Ekspresi kebingungan terpancar dari raut wajahnya. Sesekali, dia melempar tatapannya ke arah jauh. Mencari tempat duduk untuk tamunya karena semenjak tiba harus rela berdiri. Namun, benda yang dicari tak ditemukan.
Perbincangan pun dimulai dengan posisi tuan rumah duduk dan si tamu berdiri. Astina menceritakan kerasnya hidup yang dijalani. Dia harus memulai derita hidupnya sejak suami tercintanya meninggal dunia. Sekitar 20 tahun yang lalu. Perpisahan selamanya itu menjadi awal cerita hidup susahnya.
Kebahagiaan yang terbangun bersama belahan jiwanya itu perlahan luntur. Tinggal kenangan. Dia menjalani kehidupan dengan kesendirian. Tak punya anak. Satu-satunya tempat curhat hanya saudaranya.
Sementara untuk biaya hidup sehari-hari, dia mengandalkan penghasilan dari berjualan makanan ringan. Usaha berjualan itu digelar di rumahnya sendiri.
Usaha berjualan itu berlanjut hingga sekarang. Namun penghasilannya tidak seberapa. Jika bernasib mujur, dia mendapat untung paling banyak Rp 10 ribu dalam sehari. Uang yang didapat tidak lagi mampu menjadi tumpuan hidup.
Akibatnya, untuk bertahan hidup, dia mengandalkan makanan dari tetangga. Jika memiliki uang, dia memasak sendiri di kamar sekaligus berfungsi sebagai dapur itu. ”Kebanyakan (yang dimakan) diberi tetangga,” katanya.
Pada malam hari, dia tidak bisa tidur nyenyak. Dia takut rumahnya roboh diterjang angin dan hujan. Daya tahan tubuhnya yang menurun juga menjadi faktor Astani tidak bisa tidur nyenyak.
Saat hujan turun, angin masuk dari celah papan kayu yang difungsikan sebagai dinding. Bahkan, air merembes dari celah genting atap rumahnya. ”Ada pohon mangga, takut roboh,” katanya.
Astani tidak pernah mendapat bantuan pangan dari pemerintah. Beberapa tahun lalu diberi beras oleh perangkat desa. Tapi, bantuan tersebut dari pribadi, bukan instansi pemerintah.
Terbukti, bantuan itu hanya sekali. Selebihnya, tidak pernah mendapat bantuan pangan berupa beras kembali. ”Dia tidak pernah dapat bantuan raskin,” kata Yusuf, 45, kerabat Astani.

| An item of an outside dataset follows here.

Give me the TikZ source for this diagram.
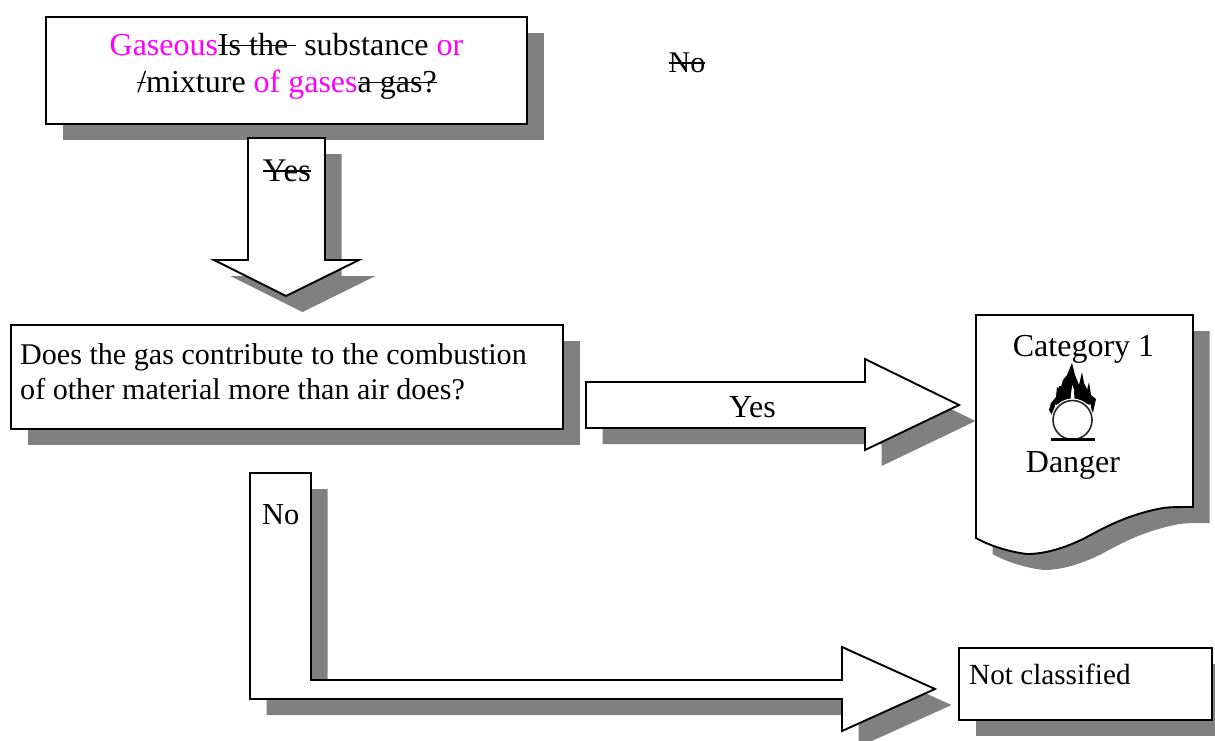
\documentclass[tikz,border=0pt]{standalone}
\usepackage{fontspec}
\setmainfont{Liberation Serif}
\newcommand{\strk}[1]{\setbox0=\hbox{#1}\rlap{\rule[.27em]{\wd0}{1.6pt}}\box0 }
\newcommand{\shadowed}[1]{\fill[shadowfill,shift={(16.5,16)}] #1; \draw[whiteshape] #1;}
\definecolor{shadowc}{HTML}{808080}
\definecolor{pinktext}{HTML}{FF00FF}
\tikzset{
  shadowfill/.style={fill=shadowc},
  whiteshape/.style={draw=black,fill=white,line width=1.9pt,line join=miter},
  label text/.style={inner sep=0pt,anchor=base west,font=\fontsize{30.1}{36.5}\selectfont},
  label mid/.style={inner sep=0pt,anchor=base,font=\fontsize{32}{36.5}\selectfont},
}
\begin{document}
\begin{tikzpicture}[x=1pt,y=-1pt]
\useasboundingbox (0,0) rectangle (1215,740);
\clip (0,0) rectangle (1215,740);
\fill[white] (0,0) rectangle (1215,740);
% box 1
\shadowed{(46,17) rectangle (527,124)}
\node[label mid] (t1a) at (286.5,55) {\textcolor{pinktext}{Gaseous}\strk{Is the }\ substance \textcolor{pinktext}{or}};
\node[label mid] (t1b) at (287,92) {\strk{/}mixture \textcolor{pinktext}{of gases}\strk{a gas?}};
% down arrow
\shadowed{(248,138) -- (325,138) -- (325,260) -- (359,260) -- (286,296) -- (214,260) -- (248,260) -- cycle}
\node[label mid,font=\fontsize{33}{36.5}\selectfont] (t2) at (287,181) {\strk{Yes}};
% box 2
\shadowed{(11,325) rectangle (563,429)}
\node[label text] (t3a) at (20,364) {Does the gas contribute to the combustion};
\node[label text] (t3b) at (20,399) {of other material more than air does?};
% right arrow
\shadowed{(586,382) -- (865,382) -- (865,359) -- (959,405) -- (865,450) -- (865,428) -- (586,428) -- cycle}
\node[label mid] (t4) at (752.5,417) {Yes};
% document
\shadowed{(976,315) -- (1193,315) -- (1193,507) .. controls (1178,507) and (1170,507) .. (1163,508) .. controls (1125,515) and (1100,530) .. (1085,538) .. controls (1065,548) and (1045,554) .. (1027,554) .. controls (1010,552) and (990,546) .. (976,538) -- cycle}
\node[label mid] (t5) at (1083.5,356) {Category 1};
\node[label mid] (t6) at (1073,472) {Danger};
% flame symbol
\fill[black] (1053,417) -- (1049,410) -- (1051,403) -- (1056,397) -- (1057,387) -- (1060,390) -- (1063,380) -- (1067,375) -- (1072,363) -- (1075,375) -- (1079,385) -- (1082,372) -- (1084,383) -- (1087,390) -- (1089,382) -- (1091,395) -- (1096,399) -- (1094,408) -- (1092,417) -- (1091,405) -- (1085,398) -- (1073,396) -- (1061,398) -- (1055,405) -- cycle;
\fill[black] (1056,405) -- (1059,386) -- (1086,386) -- (1090,405) -- (1073,398) -- cycle;
\fill[white] (1070.5,400) -- (1071.5,390) -- (1072.5,385) -- (1074,390) -- (1074.5,400) -- cycle;
\draw[white,fill=white,line width=1pt] (1072.5,420) circle (21);
\draw[black!85,fill=white,line width=1.6pt] (1072.5,420) circle (19.5);
\fill[black] (1051,438) rectangle (1095,440.5);
% L arrow
\shadowed{(250,473) -- (311,473) -- (311,680) -- (842,680) -- (842,647) -- (935,689) -- (842,731) -- (842,699) -- (250,699) -- cycle}
\node[label text,font=\fontsize{30.5}{36.5}\selectfont] (t7) at (262,524) {No};
% not classified
\shadowed{(959,648) rectangle (1212,720)}
\node[label text,font=\fontsize{29.2}{36.5}\selectfont] (t8) at (969,684) {Not classified};
% stray
\node[label mid,font=\fontsize{30}{36.5}\selectfont] (t9) at (687,72) {\strk{No}};
\end{tikzpicture}
\end{document}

Astani juga tidak pernah mendapat bantuan rehab rumah. Beberapa waktu lalu, ada petugas mengaku dari pemerintah. Petugas itu mendokumentasikan bangunan tempat tinggalnya itu. Namun, sampai sekarang bantuan rumah tidak pernah diterima. Padahal, silih berganti ada yang mengaku petugas menyurvei rumah tidak layak itu.
”Nenek Astani sudah tidak percaya lagi kalau ada petugas yang mengaku akan memberi bantuan,” katanya.

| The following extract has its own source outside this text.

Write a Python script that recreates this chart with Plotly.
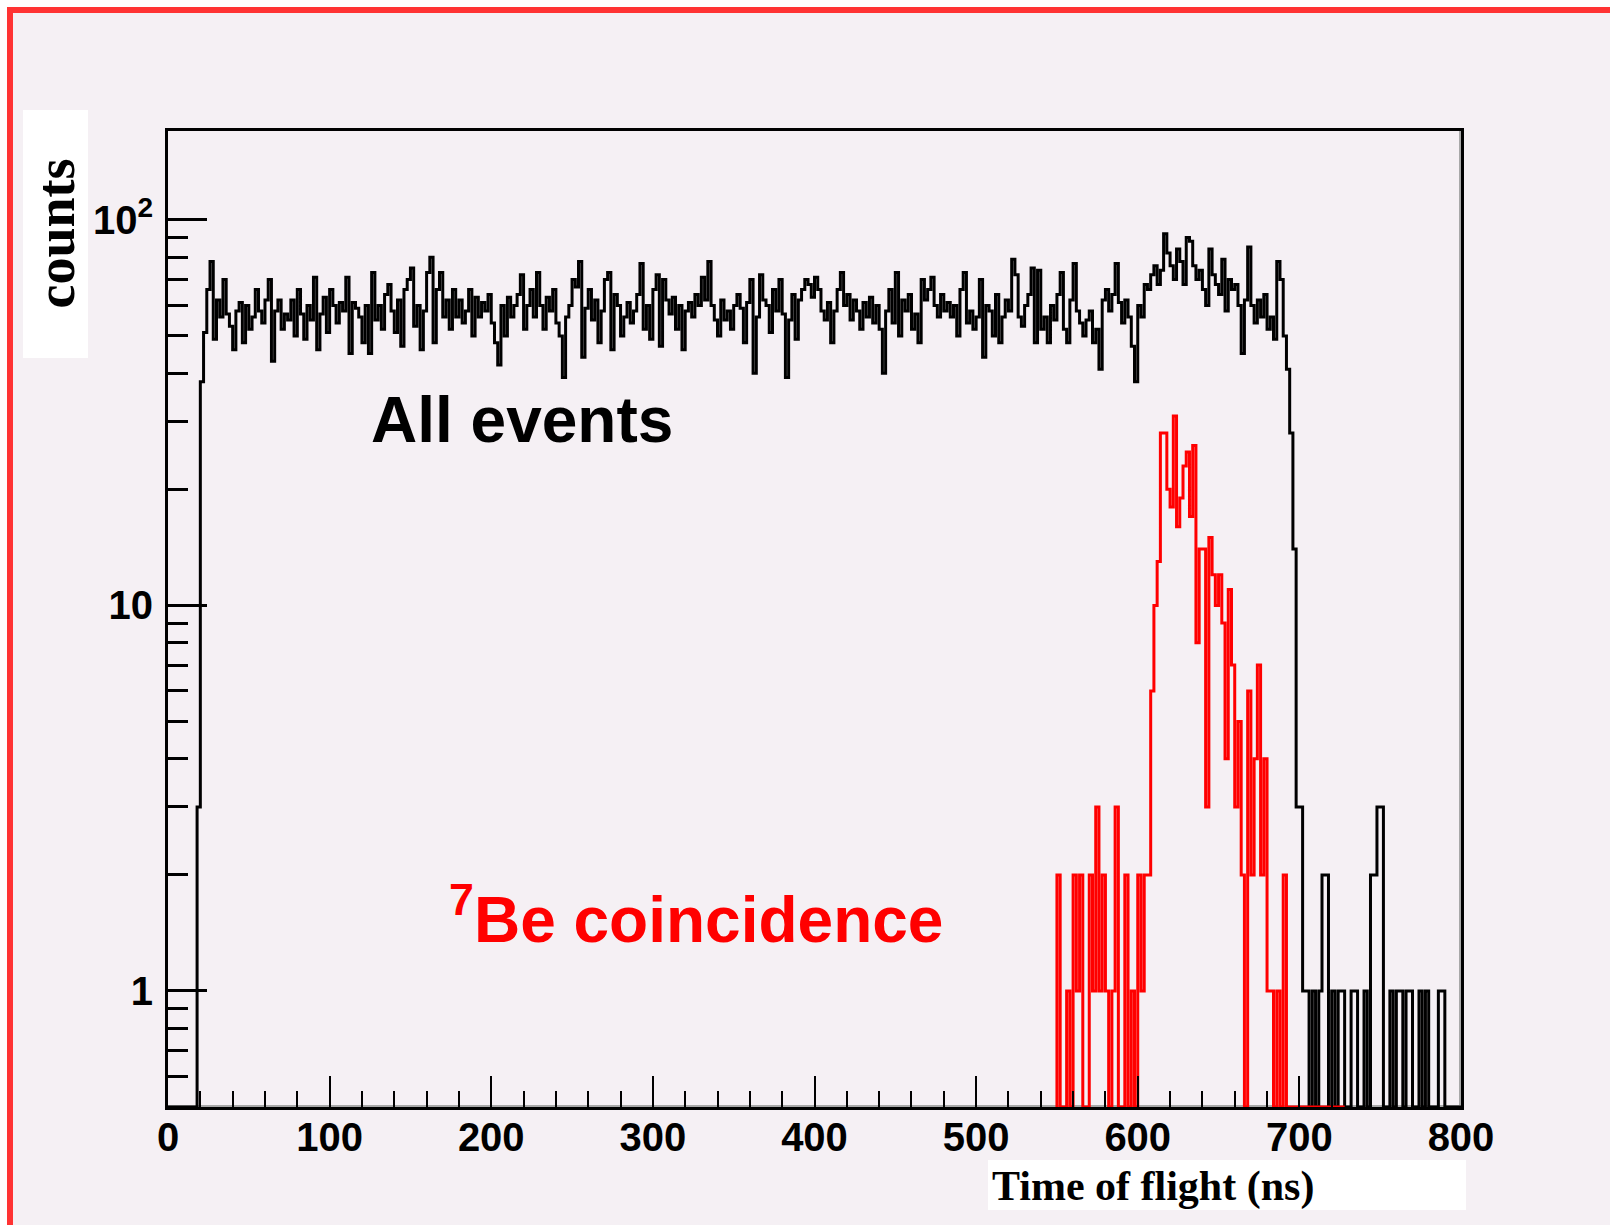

Yusuf berharap pemerintah lebih peka terhadap kondisi warganya. Warga seperti Astani yang tidak memiliki siapa-siapa wajib mendapat bantuan berupa pangan. Termasuk tempat tinggal.
Kepala Dinsos Pamekasan Syaiful Anam tidak menampik ada warga miskin yang tidak terakomodasi bantuan pemerintah. Menurut dia, data penerima bantuan itu diturunkan langsung dari pemerintah pusat. Pemerintah daerah tidak bisa mengutak-atik data yang sudah ada.

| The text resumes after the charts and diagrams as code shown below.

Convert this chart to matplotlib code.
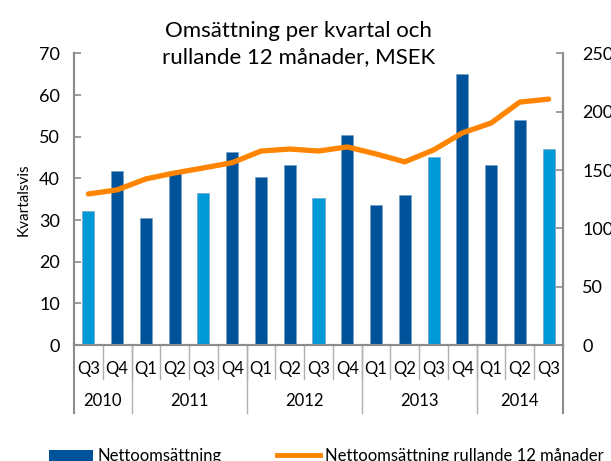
import matplotlib.pyplot as plt
from matplotlib.patches import Patch
from matplotlib.lines import Line2D

plt.rcParams['font.family'] = ['Lato', 'DejaVu Sans']

quarters = ["Q3", "Q4", "Q1", "Q2", "Q3", "Q4", "Q1", "Q2", "Q3", "Q4",
            "Q1", "Q2", "Q3", "Q4", "Q1", "Q2", "Q3"]
years = ["2010", "2011", "2012", "2013", "2014"]
year_counts = [2, 4, 4, 4, 3]
quarterly = [32.1, 41.8, 30.6, 41.8, 36.6, 46.3, 40.3, 43.2, 35.4, 50.3,
             33.7, 36.1, 45.1, 65.0, 43.2, 54.1, 47.0]
rolling = [129.5, 133, 142.4, 147.5, 151.8, 156.3, 166.3, 168, 166.3, 169.8,
           163.8, 157, 167.2, 181.8, 190.3, 208.3, 210.8]

dark = "#00529b"
light = "#0099d8"
orange = "#ff8400"
grey = "#8c8c8c"

fig = plt.figure(figsize=(6.11, 4.61), dpi=100)
ax = fig.add_axes([74 / 611, 1 - 345 / 461, (563 - 74) / 611, (345 - 53.4) / 461])
ax2 = ax.twinx()

x = list(range(len(quarters)))
colors = [light if q == "Q3" else dark for q in quarters]
ax.bar(x, quarterly, width=0.42, color=colors, edgecolor="#6f9cc4", linewidth=0.4, zorder=2)
ax2.plot(x, rolling, color=orange, lw=3.8, solid_capstyle="round", zorder=3)

ax.set_xlim(-0.5, len(quarters) - 0.5)
ax.set_ylim(0, 70)
ax2.set_ylim(0, 250)
ax.set_yticks(range(0, 71, 10))
ax2.set_yticks(range(0, 251, 50))

for a in (ax, ax2):
    for s in a.spines.values():
        s.set_color(grey)
        s.set_linewidth(1.5)
    a.spines["top"].set_visible(False)
    a.tick_params(axis="y", direction="in", length=5, width=1.2, color=grey,
                  labelsize=13, pad=10)
ax.tick_params(axis="x", bottom=False, labelbottom=False)
ax2.tick_params(axis="y", pad=14)
ax.set_ylabel("Kvartalsvis", fontsize=11, labelpad=6)

# two level category axis
tr = ax.get_xaxis_transform()
q_depth = -34 / 291.6
y_depth = -68 / 291.6
for i in range(1, len(quarters)):
    ax.plot([i - 0.5, i - 0.5], [0, q_depth], color="#b0b0b0", lw=1.0,
            transform=tr, clip_on=False)
for i, q in enumerate(quarters):
    ax.text(i, -24 / 291.6, q, transform=tr, ha="center", va="center", fontsize=12)
start = -0.5
for yr, n in zip(years, year_counts):
    ax.text(start + n / 2, -56 / 291.6, yr, transform=tr, ha="center",
            va="center", fontsize=12)
    ax.plot([start, start], [0, y_depth], color="#b0b0b0" if start > -0.5 else grey,
            lw=1.0 if start > -0.5 else 1.5, transform=tr, clip_on=False)
    start += n
ax.plot([start, start], [0, y_depth], color=grey, lw=1.5, transform=tr, clip_on=False)

fig.text(0.488, 0.905, "Omsättning per kvartal och\nrullande 12 månader, MSEK",
         ha="center", va="center", fontsize=16, linespacing=1.4)

handles = [Patch(facecolor=dark, edgecolor="none"),
           Line2D([0], [0], color=orange, lw=3.5)]
fig.legend(handles, ["Nettoomsättning", "Nettoomsättning rullande 12 månader"],
           loc="center left", bbox_to_anchor=(41 / 611, 0.011), ncol=2,
           frameon=False, fontsize=12, borderpad=0, handlelength=2.6,
           handleheight=0.65, handletextpad=0.3, columnspacing=3.3)

plt.savefig("out.png", dpi=100)
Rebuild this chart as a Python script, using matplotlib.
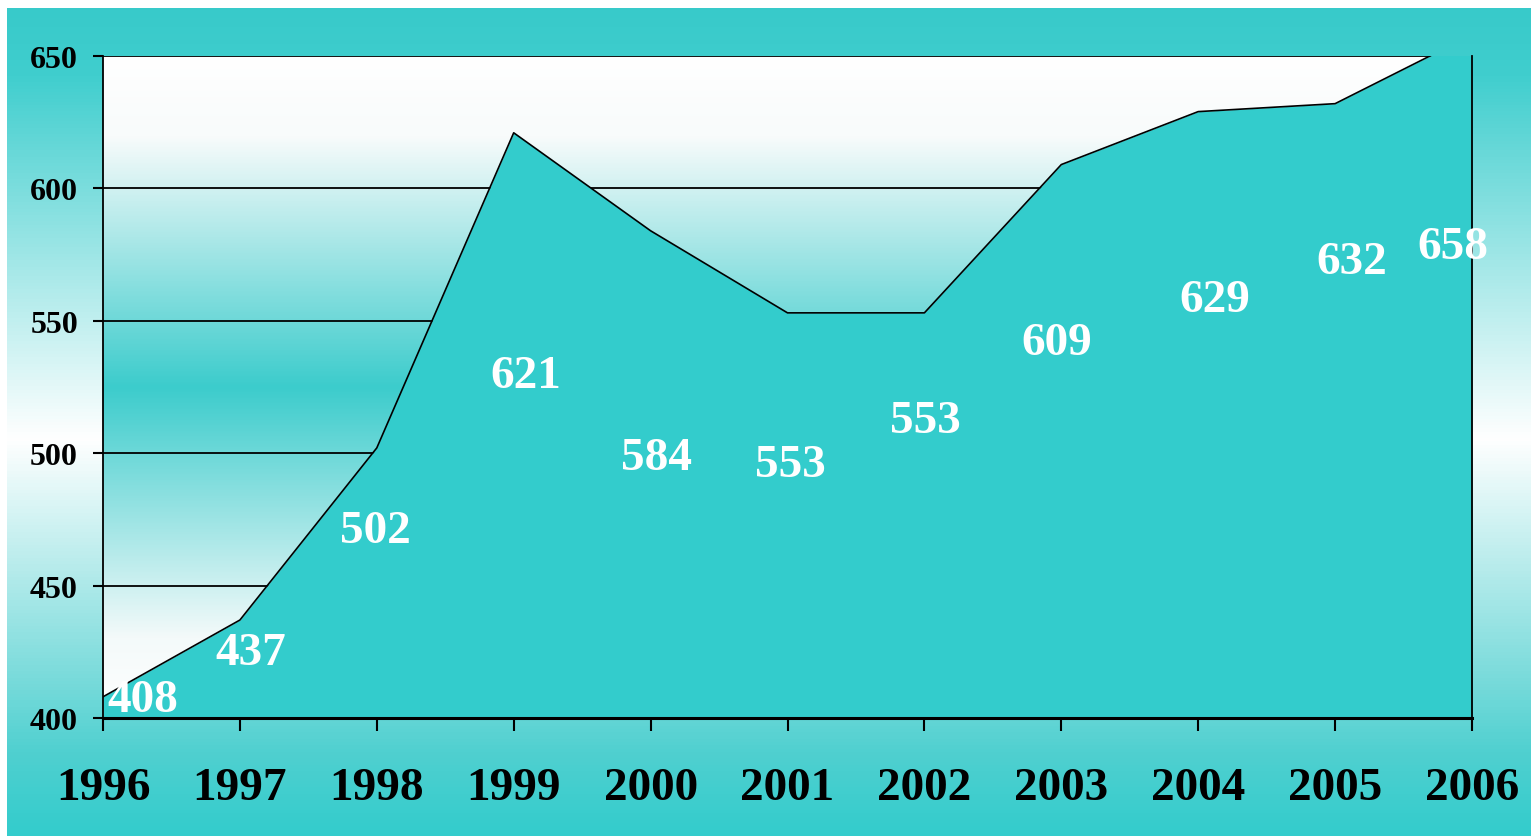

Jika bantuan seperti beras diberikan kepada warga yang tidak tercantum dalam data tersebut, bisa berdampak fatal. Bahkan, bisa dibawa ke ranah hukum.
Pemerintah sekarang melakukan verifikasi dan validasi (verval) data kemiskinan. Tapi, verval itu hanya mengkroscek data dari pemerintah pusat. ”Kalau memang ada warga sangat miskin tidak terdata, kami harap kepala desa melapor kepada kami,” katanya.